400G ZR, Open ROADM, and ZR+ Differences
400ZR and OpenZR+ were designed to satisfy the growing volume requirements of DCI and cloud operators using 100GbE/400GbE client interfaces, while OpenROADM provides a good alternative for carriers that require transporting OTN client signals (OTU4).
In other words, the 400ZR efforts concentrate on one modulation type and line rate (400G) for metro point-to-point applications. On the other hand, the OpenZR+ and Open ROADM groups concentrate on high-efficiency optical specifications capable of adjustable 100G-400G line rates and lengthier optical reaches.
400G Reach: Deployment Paradigm
400ZR modules support high-capacity data transport over DCI links of up to 80 to 120km. On the other hand, OpenZR+ and OpenROADM, under perfect network presumption, can transmit the network for up to 480 km in 400G mode.
The power consumption targets of these coherent pluggable also vary. For instance, the 400zr has a target power consumption of 15W, while Open ROADM and ZR+ have power consumption targets of not more than 25W.
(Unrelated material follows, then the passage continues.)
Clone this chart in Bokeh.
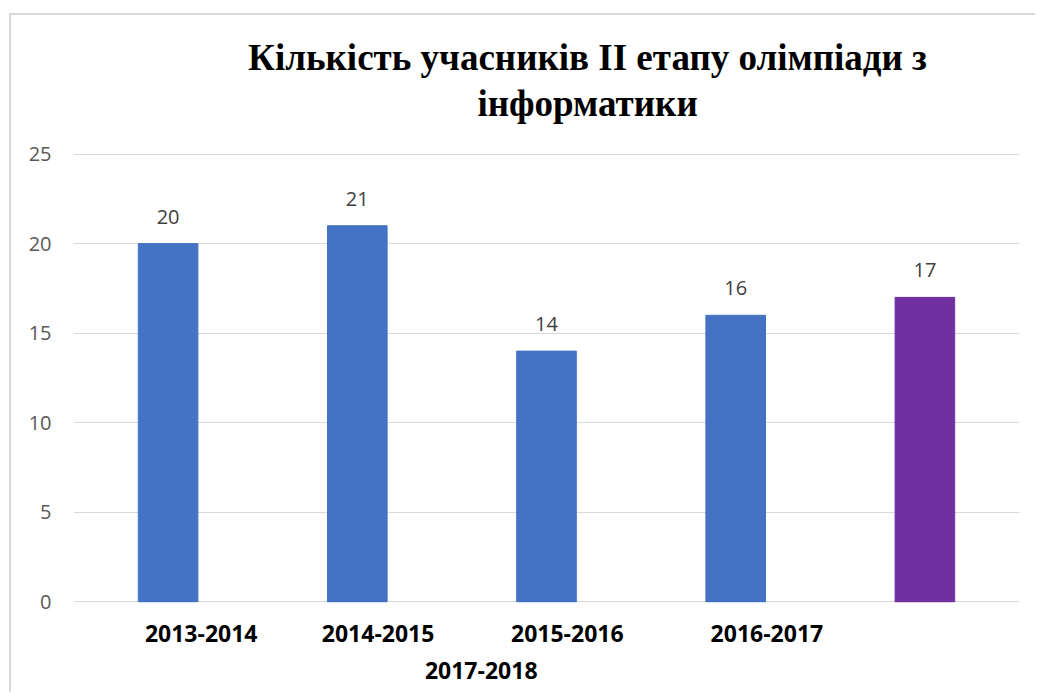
from bokeh.plotting import figure
from bokeh.models import (ColumnDataSource, LabelSet, FixedTicker, Range1d, LinearAxis)
from bokeh.core.properties import value
from bokeh.embed import file_html
from bokeh.resources import INLINE

categories = ["2013-2014", "2014-2015", "2015-2016", "2016-2017", "2017-2018"]
values = [20, 21, 14, 16, 17]
bar_colors = ["#4472C4", "#4472C4", "#4472C4", "#4472C4", "#7030A0"]
y_ticks = [0, 5, 10, 15, 20, 25]
title_text = "Кількість учасників ІІ етапу олімпіади з\nінформатики"

# label placement style: shift of each category label from its bar (in bar slots),
# reproducing the original's wrapped category axis (last label on a second row)
label_shift = [0.175, 0.11, 0.11, 0.165, -2.345]
label_row = [1, 1, 1, 1, 2]
title_shift = 2.217  # horizontal centre of the title block (in bar slots)

xs = list(range(len(categories)))
src = ColumnDataSource(dict(x=xs, top=values, color=bar_colors,
                            lbl=[str(v) for v in values]))

p = figure(width=1026, height=679, output_backend="svg", toolbar_location=None,
           x_range=Range1d(-0.5, len(categories) - 0.5), y_range=Range1d(-0.03, 25.03),
           min_border_left=62, min_border_right=18, min_border_top=138, min_border_bottom=92,
           x_axis_location=None)
p.styles = {"margin-left": "9px", "margin-top": "13px",
            "border-left": "2px solid #d9d9d9", "border-top": "2px solid #d9d9d9"}
p.outline_line_color = None

p.vbar(x="x", top="top", bottom=0, width=0.315, color="color", source=src)

# data labels
p.add_layout(LabelSet(x="x", y="top", text="lbl", source=src, text_align="center",
                      text_baseline="bottom", y_offset=20, text_font=value("Open Sans"),
                      text_font_size="20px", text_color="#404040"))


def bare_axis(ticks, overrides, standoff, font, size, style="bold", color="#000000"):
    ax = LinearAxis(ticker=FixedTicker(ticks=ticks), major_label_overrides=overrides)
    ax.axis_line_color = None
    ax.major_tick_line_color = None
    ax.minor_tick_line_color = None
    ax.major_tick_out = 0
    ax.major_tick_in = 0
    ax.major_label_standoff = standoff
    ax.major_label_text_font = font
    ax.major_label_text_font_size = size
    ax.major_label_text_font_style = style
    ax.major_label_text_color = color
    return ax


# category axes (two rows)
for row in (1, 2):
    ticks, overrides = [], {}
    for i, cat in enumerate(categories):
        if label_row[i] == row:
            t = round(xs[i] + label_shift[i], 4)
            ticks.append(t)
            overrides[t] = cat
    p.add_layout(bare_axis(ticks, overrides, 22 if row == 1 else 17,
                           "Open Sans", "23px"), "below")

# title, as centred two-line text above the frame
tax = bare_axis([title_shift], {title_shift: title_text}, 30, "Liberation Serif", "37px")
tax.major_label_text_line_height = 1.1
tax.major_label_text_align = "center"
p.add_layout(tax, "above")

p.xgrid.grid_line_color = None
p.ygrid.grid_line_color = "#d9d9d9"
p.ygrid.grid_line_width = 1
p.yaxis.ticker = FixedTicker(ticks=y_ticks)
p.yaxis.axis_line_color = None
p.yaxis.major_tick_line_color = None
p.yaxis.minor_tick_line_color = None
p.yaxis.major_tick_out = 0
p.yaxis.major_label_standoff = 22
p.yaxis.major_label_text_font = "Open Sans"
p.yaxis.major_label_text_font_size = "20px"
p.yaxis.major_label_text_color = "#595959"
p.yaxis.major_label_text_font_style = "normal"

open("out.html", "w").write(file_html(p, INLINE))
Applications for 400G ZR, Open ROADM and ZR+
Each of these coherent pluggable solutions finds use cases in various settings. Below is a quick summary of the three data transfer standards and their major applications.
400G ZR – frequently used for point-to-point DCI (up to 80km), simplifying the task of interconnecting data centers.
Open ROADM – This architecture can be deployed using different vendors, provided they exist in the same network. It gives the option to use transponders from various vendors at the end of each circuit.
ZR+ – It provides a comprehensive, open, and flexible coherent solution in a relatively smaller form factor pluggable module. This standard addresses hyperscale data center applications for high-intensive edge and regional interconnects.
A Look into the Future
As digital transformation takes shape across industries, there's an increasing demand for scalable solutions and architectures for transmitting and accessing data. The industry is also moving towards real-world deployments of 400G networks, and the three coherent pluggable solutions above are seeing wider adoption.
400ZR and the OpenZR+ specifications were developed to meet the network demands of DCI and cloud operators using 100 and 400GbE interfaces. On the other hand, Open ROADM offers a better alternative for carriers that want to transport OTN client signals. Currently, Open ZR+ and Open ROADM provide more benefits to data center operators than 400G ZR, and technology is just getting better. Moving into the future, optical networking standards will continue to improve both in design and performance.